### Exercise aim:
Write out all the lines again, precisely as they stand, but without the images.

[Dataset items]
● ● ●

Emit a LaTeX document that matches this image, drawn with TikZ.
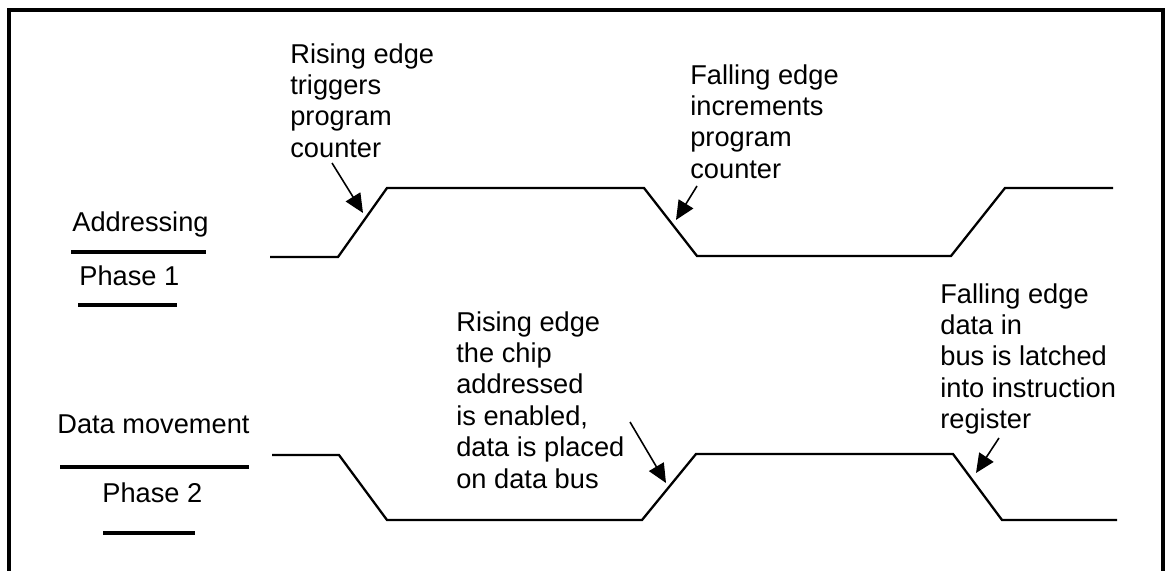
\documentclass[tikz,border=0pt]{standalone}
\usepackage{fontspec}
\setmainfont{Liberation Sans}
\usepackage{tikz}
\usetikzlibrary{arrows.meta, positioning, calc}
\tikzset{
  lbl/.style={inner sep=0pt, font=\fontsize{15.5}{17.9}\selectfont},
  note/.style={lbl, anchor=north west, align=left},
  phase/.style={lbl, anchor=base west},
  wave/.style={line width=1.3pt, line join=miter},
  uline/.style={line width=2pt},
  frame/.style={line width=1.8pt},
  ptr/.style={-{Triangle[length=0.38cm, width=0.34cm]}, line width=0.9pt},
}

\begin{document}
\begin{tikzpicture}[x=0.02cm, y=-0.02cm]
  \useasboundingbox (0,0) rectangle (1167,571);
  \draw[frame] (9,571) -- (9,10) -- (1163,10) -- (1163,571);

  \node[phase] (addr) at (72,232) {Addressing};
  \node[phase] (ph1) at (79,285) {Phase 1};
  \node[phase] (dmov) at (57,433) {Data movement};
  \node[phase] (ph2) at (102,502) {Phase 2};
  \draw[uline] (71,252) -- (206,252);
  \draw[uline] (78,305) -- (177,305);
  \draw[uline] (60,467) -- (249,467);
  \draw[uline] (103,533) -- (195,533);

  \draw[wave] (270,257) -- (338,257) -- (387,188) -- (644,188) -- (697,256)
    -- (951,256) -- (1005,188) -- (1113,188);
  \draw[wave] (272,455) -- (339,455) -- (387,520) -- (642,520) -- (696,454)
    -- (953,454) -- (1002,520) -- (1117,520);

  \node[note] (rise1) at (290,43) {Rising edge\\triggers\\program\\counter};
  \node[note] (fall1) at (690,64) {Falling edge\\increments\\program\\counter};
  \node[note] (rise2) at (456,311) {Rising edge\\the chip\\addressed\\is enabled,\\data is placed\\on data bus};
  \node[note] (fall2) at (940,283) {Falling edge\\data in\\bus is latched\\into instruction\\register};

  \coordinate (r1a) at (332,163); \coordinate (r1b) at (363,213);
  \coordinate (f1a) at (697,186); \coordinate (f1b) at (676,220);
  \coordinate (r2a) at (630,422); \coordinate (r2b) at (666,483);
  \coordinate (f2a) at (999,438); \coordinate (f2b) at (976,473);
  \draw[ptr] (r1a) -- (r1b);
  \draw[ptr] (f1a) -- (f1b);
  \draw[ptr] (r2a) -- (r2b);
  \draw[ptr] (f2a) -- (f2b);
\end{tikzpicture}
\end{document}
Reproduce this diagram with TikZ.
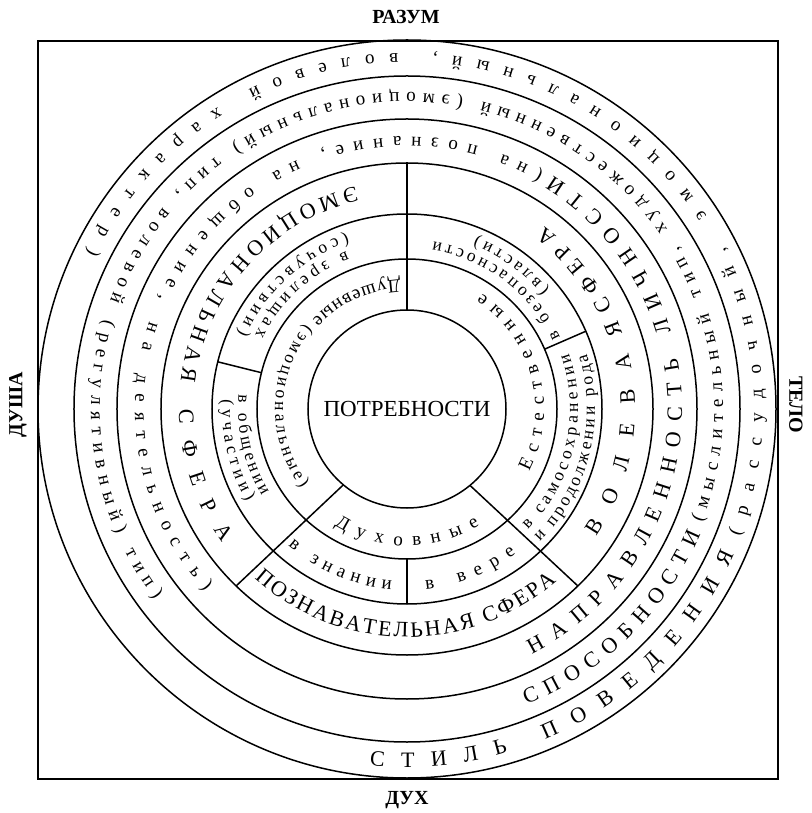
\documentclass[tikz,border=0pt]{standalone}
\usepackage{fontspec}
\setmainfont{Liberation Serif}
\usetikzlibrary{decorations.text}
\newcommand\fcaps{\fontsize{22}{24}\selectfont}
\newcommand\flow{\fontsize{19}{21}\selectfont}
\newcommand\fneed{\fontsize{19}{21}\selectfont}
\newcommand\fsub{\fontsize{17.5}{20}\selectfont}
\tikzset{
  ring/.style={
    line width=1.5pt
  },
  outerframe/.style={
    line width=2.4pt
  },
  ringtext/.style={
    decorate,
    decoration={text along path, text={#1}, text align=fit to path}
  },
  pole/.style={
    font=\bfseries\fontsize{20}{22}\selectfont
  }
}

\begin{document}
\begin{tikzpicture}[x=1pt,y=1pt]
\useasboundingbox (-407,-404) rectangle (404,409);
\coordinate (c) at (0,0);
% frame and rings
\draw[outerframe] (-369,368) rectangle (371,-370);
\foreach \r in {99,150,195,246,290,333,369}
  \draw[ring] (c) circle[radius=\r];
% sector borders
\draw[ring] (90:99) -- (90:246);
\draw[ring] (230:99) -- (226:246);
\draw[ring] (309.5:99) -- (314:246);
\draw[ring] (166:150) -- (166:195);
\draw[ring] (23.5:150) -- (23.5:195);
\draw[ring] (270:150) -- (270:195);
% poles
\node[pole] (razum) at (-1,392) {РАЗУМ};
\node[pole] (dukh) at (0,-391) {ДУХ};
\node[pole, rotate=90] (dusha) at (-389,4) {ДУША};
\node[pole, rotate=-90] (telo) at (389,4) {ТЕЛО};
\node[font=\fontsize{23}{25}\selectfont] (needs) at (c) {ПОТРЕБНОСТИ};
% needs
\path[ringtext={|\fneed|Душевные}] (93:130) arc[start angle=93, end angle=137, radius=130];
\path[ringtext={|\fsub|(эмоциональные)}] (140:132) arc[start angle=140, end angle=217, radius=132];
\path[ringtext={|\fneed|Естественные}] (333:137) arc[start angle=333, end angle=417, radius=137];
\path[ringtext={|\fneed|Духовные}] (238:137) arc[start angle=238, end angle=302, radius=137];
% kinds of needs
\path[ringtext={|\fsub|в зрелищах}] (111:169) arc[start angle=111, end angle=154, radius=169];
\path[ringtext={|\fsub|(сочувствии)}] (109:185) arc[start angle=109, end angle=156, radius=185];
\path[ringtext={|\fsub|в общении}] (175:169) arc[start angle=175, end angle=211, radius=169];
\path[ringtext={|\fsub|(участии)}] (177:185) arc[start angle=177, end angle=210, radius=185];
\path[ringtext={|\fneed|в знании}] (229:181) arc[start angle=229, end angle=265, radius=181];
\path[ringtext={|\fneed|в вере}] (276:181) arc[start angle=276, end angle=307, radius=181];
\path[ringtext={|\fsub|в самосохранении}] (315:171) arc[start angle=315, end angle=379, radius=171];
\path[ringtext={|\fsub|и продолжении рода}] (315:188) arc[start angle=315, end angle=377, radius=188];
\path[ringtext={|\fsub|в безопасности}] (25:169) arc[start angle=25, end angle=81, radius=169];
\path[ringtext={|\fsub|(власти)}] (40:185) arc[start angle=40, end angle=68, radius=185];
% spheres
\path[ringtext={|\fcaps|ЭМОЦИОНАЛЬНАЯ}] (103:228) arc[start angle=103, end angle=173, radius=228];
\path[ringtext={|\fcaps|СФЕРА}] (180:228) arc[start angle=180, end angle=216, radius=228];
\path[ringtext={|\fcaps|ПОЗНАВАТЕЛЬНАЯ СФЕРА}] (228:228) arc[start angle=228, end angle=311, radius=228];
\path[ringtext={|\fcaps|ВОЛЕВАЯ}] (326:228) arc[start angle=326, end angle=383, radius=228];
\path[ringtext={|\fcaps|СФЕРА}] (26:228) arc[start angle=26, end angle=53, radius=228];
% outer rings
\path[ringtext={|\fcaps|НАПРАВЛЕННОСТЬ ЛИЧНОСТИ}] (297:275) arc[start angle=297, end angle=418, radius=275];
\path[ringtext={|\flow|(на познание, на общение, на деятельность)}] (60:272) arc[start angle=60, end angle=222, radius=272];
\path[ringtext={|\fcaps|СПОСОБНОСТИ}] (292:319) arc[start angle=292, end angle=337, radius=319];
\path[ringtext={|\flow|(мыслительный тип, художественный (эмоциональный) тип, волевой (регулятивный) тип)}] (339:316) arc[start angle=339, end angle=577, radius=316];
\path[ringtext={|\fcaps|СТИЛЬ ПОВЕДЕНИЯ}] (264:358) arc[start angle=264, end angle=336, radius=358];
\path[ringtext={|\flow|(рассудочный, эмоциональный, волевой характер)}] (339:356) arc[start angle=339, end angle=514, radius=356];
\end{tikzpicture}
\end{document}
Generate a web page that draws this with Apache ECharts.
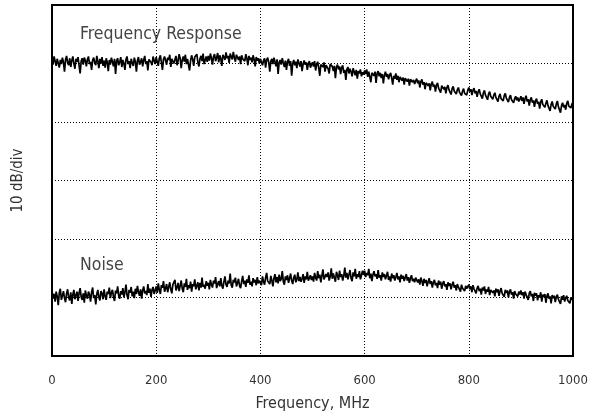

● ● ●

### Solution to the problem:
Emit a LaTeX document that matches this image, drawn with TikZ.
\documentclass[tikz,border=0pt]{standalone}
\usepackage{fontspec}
\setmainfont{Liberation Sans}
\usepackage{tikz}
\usetikzlibrary{arrows.meta, positioning, calc}
\tikzset{
  lbl/.style={inner sep=0pt, font=\fontsize{15.5}{17.9}\selectfont},
  note/.style={lbl, anchor=north west, align=left},
  phase/.style={lbl, anchor=base west},
  wave/.style={line width=1.3pt, line join=miter},
  uline/.style={line width=2pt},
  frame/.style={line width=1.8pt},
  ptr/.style={-{Triangle[length=0.38cm, width=0.34cm]}, line width=0.9pt},
}

\begin{document}
\begin{tikzpicture}[x=0.02cm, y=-0.02cm]
  \useasboundingbox (0,0) rectangle (1167,571);
  \draw[frame] (9,571) -- (9,10) -- (1163,10) -- (1163,571);

  \node[phase] (addr) at (72,232) {Addressing};
  \node[phase] (ph1) at (79,285) {Phase 1};
  \node[phase] (dmov) at (57,433) {Data movement};
  \node[phase] (ph2) at (102,502) {Phase 2};
  \draw[uline] (71,252) -- (206,252);
  \draw[uline] (78,305) -- (177,305);
  \draw[uline] (60,467) -- (249,467);
  \draw[uline] (103,533) -- (195,533);

  \draw[wave] (270,257) -- (338,257) -- (387,188) -- (644,188) -- (697,256)
    -- (951,256) -- (1005,188) -- (1113,188);
  \draw[wave] (272,455) -- (339,455) -- (387,520) -- (642,520) -- (696,454)
    -- (953,454) -- (1002,520) -- (1117,520);

  \node[note] (rise1) at (290,43) {Rising edge\\triggers\\program\\counter};
  \node[note] (fall1) at (690,64) {Falling edge\\increments\\program\\counter};
  \node[note] (rise2) at (456,311) {Rising edge\\the chip\\addressed\\is enabled,\\data is placed\\on data bus};
  \node[note] (fall2) at (940,283) {Falling edge\\data in\\bus is latched\\into instruction\\register};

  \coordinate (r1a) at (332,163); \coordinate (r1b) at (363,213);
  \coordinate (f1a) at (697,186); \coordinate (f1b) at (676,220);
  \coordinate (r2a) at (630,422); \coordinate (r2b) at (666,483);
  \coordinate (f2a) at (999,438); \coordinate (f2b) at (976,473);
  \draw[ptr] (r1a) -- (r1b);
  \draw[ptr] (f1a) -- (f1b);
  \draw[ptr] (r2a) -- (r2b);
  \draw[ptr] (f2a) -- (f2b);
\end{tikzpicture}
\end{document}
Reproduce this diagram with TikZ.
\documentclass[tikz,border=0pt]{standalone}
\usepackage{fontspec}
\setmainfont{Liberation Serif}
\usetikzlibrary{decorations.text}
\newcommand\fcaps{\fontsize{22}{24}\selectfont}
\newcommand\flow{\fontsize{19}{21}\selectfont}
\newcommand\fneed{\fontsize{19}{21}\selectfont}
\newcommand\fsub{\fontsize{17.5}{20}\selectfont}
\tikzset{
  ring/.style={
    line width=1.5pt
  },
  outerframe/.style={
    line width=2.4pt
  },
  ringtext/.style={
    decorate,
    decoration={text along path, text={#1}, text align=fit to path}
  },
  pole/.style={
    font=\bfseries\fontsize{20}{22}\selectfont
  }
}

\begin{document}
\begin{tikzpicture}[x=1pt,y=1pt]
\useasboundingbox (-407,-404) rectangle (404,409);
\coordinate (c) at (0,0);
% frame and rings
\draw[outerframe] (-369,368) rectangle (371,-370);
\foreach \r in {99,150,195,246,290,333,369}
  \draw[ring] (c) circle[radius=\r];
% sector borders
\draw[ring] (90:99) -- (90:246);
\draw[ring] (230:99) -- (226:246);
\draw[ring] (309.5:99) -- (314:246);
\draw[ring] (166:150) -- (166:195);
\draw[ring] (23.5:150) -- (23.5:195);
\draw[ring] (270:150) -- (270:195);
% poles
\node[pole] (razum) at (-1,392) {РАЗУМ};
\node[pole] (dukh) at (0,-391) {ДУХ};
\node[pole, rotate=90] (dusha) at (-389,4) {ДУША};
\node[pole, rotate=-90] (telo) at (389,4) {ТЕЛО};
\node[font=\fontsize{23}{25}\selectfont] (needs) at (c) {ПОТРЕБНОСТИ};
% needs
\path[ringtext={|\fneed|Душевные}] (93:130) arc[start angle=93, end angle=137, radius=130];
\path[ringtext={|\fsub|(эмоциональные)}] (140:132) arc[start angle=140, end angle=217, radius=132];
\path[ringtext={|\fneed|Естественные}] (333:137) arc[start angle=333, end angle=417, radius=137];
\path[ringtext={|\fneed|Духовные}] (238:137) arc[start angle=238, end angle=302, radius=137];
% kinds of needs
\path[ringtext={|\fsub|в зрелищах}] (111:169) arc[start angle=111, end angle=154, radius=169];
\path[ringtext={|\fsub|(сочувствии)}] (109:185) arc[start angle=109, end angle=156, radius=185];
\path[ringtext={|\fsub|в общении}] (175:169) arc[start angle=175, end angle=211, radius=169];
\path[ringtext={|\fsub|(участии)}] (177:185) arc[start angle=177, end angle=210, radius=185];
\path[ringtext={|\fneed|в знании}] (229:181) arc[start angle=229, end angle=265, radius=181];
\path[ringtext={|\fneed|в вере}] (276:181) arc[start angle=276, end angle=307, radius=181];
\path[ringtext={|\fsub|в самосохранении}] (315:171) arc[start angle=315, end angle=379, radius=171];
\path[ringtext={|\fsub|и продолжении рода}] (315:188) arc[start angle=315, end angle=377, radius=188];
\path[ringtext={|\fsub|в безопасности}] (25:169) arc[start angle=25, end angle=81, radius=169];
\path[ringtext={|\fsub|(власти)}] (40:185) arc[start angle=40, end angle=68, radius=185];
% spheres
\path[ringtext={|\fcaps|ЭМОЦИОНАЛЬНАЯ}] (103:228) arc[start angle=103, end angle=173, radius=228];
\path[ringtext={|\fcaps|СФЕРА}] (180:228) arc[start angle=180, end angle=216, radius=228];
\path[ringtext={|\fcaps|ПОЗНАВАТЕЛЬНАЯ СФЕРА}] (228:228) arc[start angle=228, end angle=311, radius=228];
\path[ringtext={|\fcaps|ВОЛЕВАЯ}] (326:228) arc[start angle=326, end angle=383, radius=228];
\path[ringtext={|\fcaps|СФЕРА}] (26:228) arc[start angle=26, end angle=53, radius=228];
% outer rings
\path[ringtext={|\fcaps|НАПРАВЛЕННОСТЬ ЛИЧНОСТИ}] (297:275) arc[start angle=297, end angle=418, radius=275];
\path[ringtext={|\flow|(на познание, на общение, на деятельность)}] (60:272) arc[start angle=60, end angle=222, radius=272];
\path[ringtext={|\fcaps|СПОСОБНОСТИ}] (292:319) arc[start angle=292, end angle=337, radius=319];
\path[ringtext={|\flow|(мыслительный тип, художественный (эмоциональный) тип, волевой (регулятивный) тип)}] (339:316) arc[start angle=339, end angle=577, radius=316];
\path[ringtext={|\fcaps|СТИЛЬ ПОВЕДЕНИЯ}] (264:358) arc[start angle=264, end angle=336, radius=358];
\path[ringtext={|\flow|(рассудочный, эмоциональный, волевой характер)}] (339:356) arc[start angle=339, end angle=514, radius=356];
\end{tikzpicture}
\end{document}
Generate a web page that draws this with Apache ECharts.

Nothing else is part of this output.